--- Start INFORMATION SHOWN ---

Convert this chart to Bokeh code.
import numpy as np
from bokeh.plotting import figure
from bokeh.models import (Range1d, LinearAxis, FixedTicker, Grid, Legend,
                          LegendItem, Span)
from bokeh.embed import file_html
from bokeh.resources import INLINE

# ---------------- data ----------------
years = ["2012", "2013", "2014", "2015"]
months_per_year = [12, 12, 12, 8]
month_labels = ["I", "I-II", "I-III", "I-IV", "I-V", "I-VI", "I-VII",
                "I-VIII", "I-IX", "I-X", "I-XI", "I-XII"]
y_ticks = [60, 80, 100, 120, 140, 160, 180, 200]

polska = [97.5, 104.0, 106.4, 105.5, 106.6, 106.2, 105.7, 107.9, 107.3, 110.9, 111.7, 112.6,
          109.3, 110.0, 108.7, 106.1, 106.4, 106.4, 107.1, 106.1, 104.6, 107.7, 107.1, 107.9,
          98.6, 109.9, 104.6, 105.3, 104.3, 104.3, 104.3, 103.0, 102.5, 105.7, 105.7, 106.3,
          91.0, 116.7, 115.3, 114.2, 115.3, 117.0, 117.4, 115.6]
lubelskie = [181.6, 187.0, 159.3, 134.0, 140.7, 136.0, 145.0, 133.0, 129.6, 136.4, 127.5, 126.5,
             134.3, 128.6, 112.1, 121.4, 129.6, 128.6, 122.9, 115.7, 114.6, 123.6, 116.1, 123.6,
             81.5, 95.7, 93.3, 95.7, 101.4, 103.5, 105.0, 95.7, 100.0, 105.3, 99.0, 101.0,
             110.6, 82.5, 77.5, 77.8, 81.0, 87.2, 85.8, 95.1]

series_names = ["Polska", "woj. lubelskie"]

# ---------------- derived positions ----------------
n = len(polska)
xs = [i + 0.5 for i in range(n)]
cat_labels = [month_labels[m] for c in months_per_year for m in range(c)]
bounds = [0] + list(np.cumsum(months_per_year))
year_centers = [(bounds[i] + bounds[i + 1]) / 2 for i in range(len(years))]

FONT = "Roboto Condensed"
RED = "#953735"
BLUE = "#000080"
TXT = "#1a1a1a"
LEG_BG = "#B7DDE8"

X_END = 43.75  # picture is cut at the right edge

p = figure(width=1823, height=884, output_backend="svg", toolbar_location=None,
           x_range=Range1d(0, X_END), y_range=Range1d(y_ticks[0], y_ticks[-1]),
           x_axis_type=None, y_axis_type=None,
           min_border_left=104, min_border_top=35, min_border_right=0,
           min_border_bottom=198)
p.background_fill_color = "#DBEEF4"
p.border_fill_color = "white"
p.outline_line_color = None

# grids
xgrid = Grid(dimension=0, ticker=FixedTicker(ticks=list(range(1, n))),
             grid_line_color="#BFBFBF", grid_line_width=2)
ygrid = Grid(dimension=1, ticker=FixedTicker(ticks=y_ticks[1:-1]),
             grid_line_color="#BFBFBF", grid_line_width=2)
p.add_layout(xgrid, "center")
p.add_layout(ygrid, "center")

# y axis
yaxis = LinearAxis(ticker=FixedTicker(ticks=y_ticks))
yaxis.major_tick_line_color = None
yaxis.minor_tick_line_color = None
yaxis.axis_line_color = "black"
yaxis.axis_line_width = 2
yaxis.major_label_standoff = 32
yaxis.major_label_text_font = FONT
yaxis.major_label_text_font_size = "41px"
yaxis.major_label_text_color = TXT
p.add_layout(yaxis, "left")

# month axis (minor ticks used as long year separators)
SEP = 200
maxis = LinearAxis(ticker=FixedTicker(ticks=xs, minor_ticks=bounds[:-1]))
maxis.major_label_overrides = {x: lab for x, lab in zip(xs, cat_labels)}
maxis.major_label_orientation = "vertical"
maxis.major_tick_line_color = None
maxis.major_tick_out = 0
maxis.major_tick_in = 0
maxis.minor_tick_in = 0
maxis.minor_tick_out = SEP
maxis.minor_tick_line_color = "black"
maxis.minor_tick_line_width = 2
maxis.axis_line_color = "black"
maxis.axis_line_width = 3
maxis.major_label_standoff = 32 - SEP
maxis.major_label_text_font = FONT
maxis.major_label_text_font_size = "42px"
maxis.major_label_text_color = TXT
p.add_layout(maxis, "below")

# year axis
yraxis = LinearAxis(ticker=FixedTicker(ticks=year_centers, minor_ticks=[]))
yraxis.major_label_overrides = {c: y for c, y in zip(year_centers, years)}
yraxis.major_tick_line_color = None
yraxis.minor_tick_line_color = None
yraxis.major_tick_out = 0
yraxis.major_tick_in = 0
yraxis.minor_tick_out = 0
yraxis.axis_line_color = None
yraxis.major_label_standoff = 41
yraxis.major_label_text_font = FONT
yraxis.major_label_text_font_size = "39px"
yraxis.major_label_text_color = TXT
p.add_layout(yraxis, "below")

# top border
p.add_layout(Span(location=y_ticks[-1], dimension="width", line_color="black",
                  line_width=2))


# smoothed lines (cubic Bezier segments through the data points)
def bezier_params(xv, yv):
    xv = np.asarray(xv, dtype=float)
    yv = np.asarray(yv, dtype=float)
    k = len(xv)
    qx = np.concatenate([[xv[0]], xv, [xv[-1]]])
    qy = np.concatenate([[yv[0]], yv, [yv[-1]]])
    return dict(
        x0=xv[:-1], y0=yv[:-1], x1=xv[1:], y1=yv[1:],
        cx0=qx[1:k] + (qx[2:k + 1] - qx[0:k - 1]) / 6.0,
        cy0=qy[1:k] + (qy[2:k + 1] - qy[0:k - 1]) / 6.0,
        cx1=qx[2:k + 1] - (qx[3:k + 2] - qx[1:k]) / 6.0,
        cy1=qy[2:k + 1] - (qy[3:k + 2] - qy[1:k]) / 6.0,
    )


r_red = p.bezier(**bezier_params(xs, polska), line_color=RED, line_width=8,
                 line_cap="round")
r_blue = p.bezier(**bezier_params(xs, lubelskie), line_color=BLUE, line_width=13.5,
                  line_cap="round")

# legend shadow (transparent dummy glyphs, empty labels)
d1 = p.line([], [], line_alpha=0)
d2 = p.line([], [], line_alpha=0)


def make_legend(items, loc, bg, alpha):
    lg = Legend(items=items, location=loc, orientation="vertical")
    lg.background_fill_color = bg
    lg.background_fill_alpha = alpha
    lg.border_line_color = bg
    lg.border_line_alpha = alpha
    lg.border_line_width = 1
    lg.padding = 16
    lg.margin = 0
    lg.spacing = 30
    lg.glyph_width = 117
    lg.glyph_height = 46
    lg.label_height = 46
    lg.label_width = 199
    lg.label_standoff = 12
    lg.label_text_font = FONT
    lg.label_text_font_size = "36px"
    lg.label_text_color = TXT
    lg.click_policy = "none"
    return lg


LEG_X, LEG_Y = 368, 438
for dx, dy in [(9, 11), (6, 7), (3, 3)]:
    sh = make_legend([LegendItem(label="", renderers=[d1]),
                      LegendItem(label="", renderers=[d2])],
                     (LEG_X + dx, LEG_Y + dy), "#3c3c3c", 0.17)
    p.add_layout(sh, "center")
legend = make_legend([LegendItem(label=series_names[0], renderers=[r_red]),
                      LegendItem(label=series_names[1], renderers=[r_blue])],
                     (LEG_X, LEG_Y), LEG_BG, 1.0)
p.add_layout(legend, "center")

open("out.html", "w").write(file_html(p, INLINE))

--- End INFORMATION SHOWN ---

**STATED PROBLEM:**
From the top of the listing above, restate each line word for word up to and including the line with "X_END = 43.75"; add nothing else.

**EXERCISE RESPONSE:**
Convert this chart to Bokeh code.
import numpy as np
from bokeh.plotting import figure
from bokeh.models import (Range1d, LinearAxis, FixedTicker, Grid, Legend,
                          LegendItem, Span)
from bokeh.embed import file_html
from bokeh.resources import INLINE

# ---------------- data ----------------
years = ["2012", "2013", "2014", "2015"]
months_per_year = [12, 12, 12, 8]
month_labels = ["I", "I-II", "I-III", "I-IV", "I-V", "I-VI", "I-VII",
                "I-VIII", "I-IX", "I-X", "I-XI", "I-XII"]
y_ticks = [60, 80, 100, 120, 140, 160, 180, 200]

polska = [97.5, 104.0, 106.4, 105.5, 106.6, 106.2, 105.7, 107.9, 107.3, 110.9, 111.7, 112.6,
          109.3, 110.0, 108.7, 106.1, 106.4, 106.4, 107.1, 106.1, 104.6, 107.7, 107.1, 107.9,
          98.6, 109.9, 104.6, 105.3, 104.3, 104.3, 104.3, 103.0, 102.5, 105.7, 105.7, 106.3,
          91.0, 116.7, 115.3, 114.2, 115.3, 117.0, 117.4, 115.6]
lubelskie = [181.6, 187.0, 159.3, 134.0, 140.7, 136.0, 145.0, 133.0, 129.6, 136.4, 127.5, 126.5,
             134.3, 128.6, 112.1, 121.4, 129.6, 128.6, 122.9, 115.7, 114.6, 123.6, 116.1, 123.6,
             81.5, 95.7, 93.3, 95.7, 101.4, 103.5, 105.0, 95.7, 100.0, 105.3, 99.0, 101.0,
             110.6, 82.5, 77.5, 77.8, 81.0, 87.2, 85.8, 95.1]

series_names = ["Polska", "woj. lubelskie"]

# ---------------- derived positions ----------------
n = len(polska)
xs = [i + 0.5 for i in range(n)]
cat_labels = [month_labels[m] for c in months_per_year for m in range(c)]
bounds = [0] + list(np.cumsum(months_per_year))
year_centers = [(bounds[i] + bounds[i + 1]) / 2 for i in range(len(years))]

FONT = "Roboto Condensed"
RED = "#953735"
BLUE = "#000080"
TXT = "#1a1a1a"
LEG_BG = "#B7DDE8"

X_END = 43.75  # picture is cut at the right edge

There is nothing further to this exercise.